Sunday, November 25, 2007

THE CURIOUS INCIDENT OF THE DOG IN THE NIGHT-TIME, by Mark Haddon is probably the book with the best voice that I’ve read in a long time. Voice is important in any story but particularly interesting and enticing when the story is told by an 15-year-old English boy living with Asperger’s Syndrome, a form of autism.

Haddon’s remarkable character Christopher John Francis Boone find a neighbor’s dog dead in the yard, he begins a search for the killer and in turn finds mystery after mystery and begins to solve them in a way that only a savant, such as Christopher, can. The story becomes less about the killer of the dog and more about Christopher.
He begins chronicling his investigations at the advice of his friend and counselor Siobhan. Inserted as randomly as the thought forms in his mind, Christopher inserts drawings, diagrams and explanations into the dialogue in his way of assisting the reader in understanding his tale.

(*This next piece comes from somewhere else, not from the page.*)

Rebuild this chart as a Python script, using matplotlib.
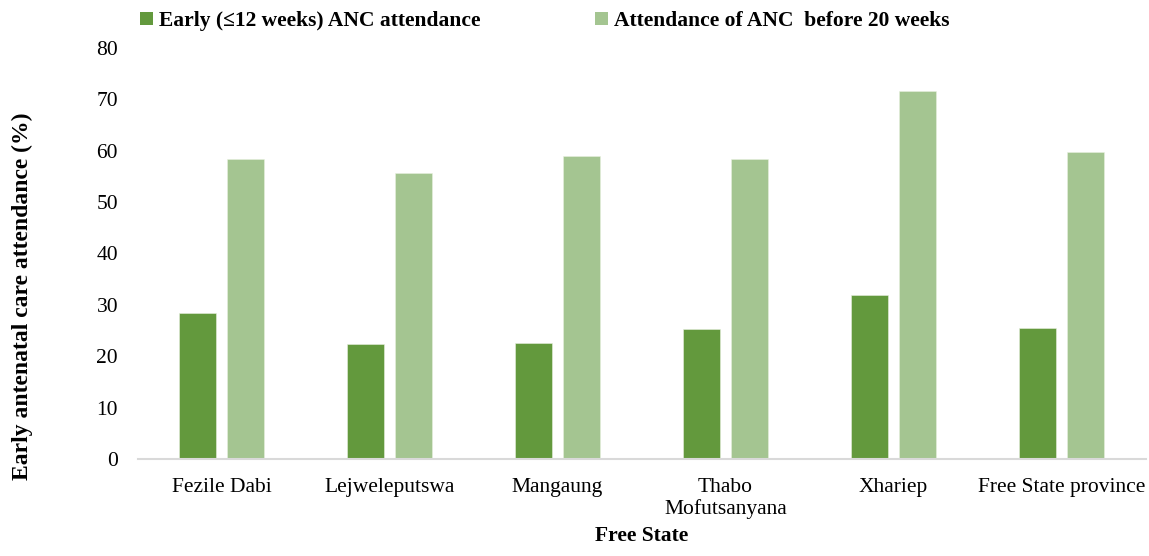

CURIOUS is refreshing in tone, both light-hearted and serious at times. Despite having a very limited world to live in, Christopher details his universe with such detail that it actually sounds like an interesting place to reside. He despises yellow and brown, loves the color red. He does not like to be touched, to the point where even his parents hold out their hands and fingers and touch his fingertips, rather than hug. He does calculations and math in his head to calm his nerves, much like any of us would take deep breaths or attempt a meditation. He cannot tell a lie, speaking what many of us only think.

I found my reaction to CURIOUS to be similar to when I had read Girl, Interrupted by Susanna Kaysen. I saw Christopher doing things, although deemed characteristic of autism, that I do, just in a different way.

Where he would do calculations, I might pray or recite poetry; where he cannot handle certain situations, I become panicked on occasion and wonder how I will complete the situation at hand.

OVERALL: The Curious Incident of the Dog in the Night-Time is a extraordinary read. It is both honest and moving sans the sappy heart-warming mush.